Muchas de las grandes operaciones de espionaje tuvieron lugar durante el reinado de Felipe II, un monarca que revisaba centenares de documentos al día en sus aposentos de El Escorial. "Rue un gran defensor de los servicios de inteligencia, estaba muy preocupado por todo esto y conocía al detalle lo que estaba pasando en Nápoles, en Sicilia o en París", apunta el autor. Pero el rey Prudente no halló tan solo éxito en este juego secreto, como demuestra el archiconocido caso de Antonio Pérez, el secretario que acabó traicionándolo y logró escapar a Inglaterra.

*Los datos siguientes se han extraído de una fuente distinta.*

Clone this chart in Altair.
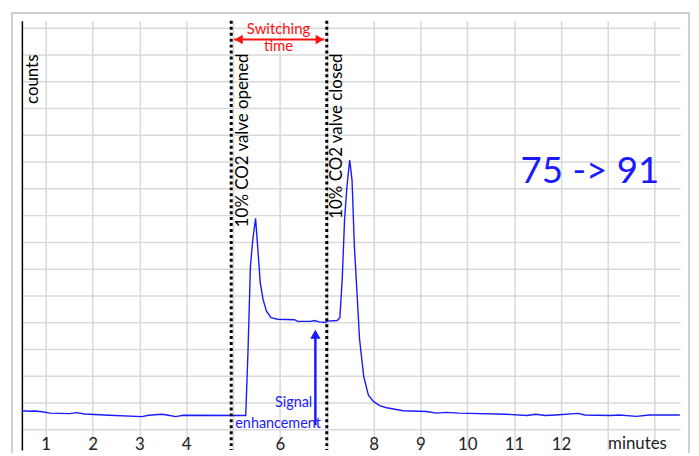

Pero los espías no solo fueron hombres. En su libro, Martínez Laínez menciona los casos de algunas mujeres que participaron en esos círculos, como Águeda de Arbizu, que actuó en la frontera de los Pirineos a finales del siglo XVI, o las infantas que a través de sus enlaces matrimoniales podían acceder a valiosa información en sitios como Praga, Milán o Nápoles. "En aquella época se escribía todo, pero todo lo escribían los hombres, por lo que se conocen muy pocos nombres de mujeres metidas en las redes de espionaje", cierra el autor. Otro vacío a llenar por futuras investigaciones.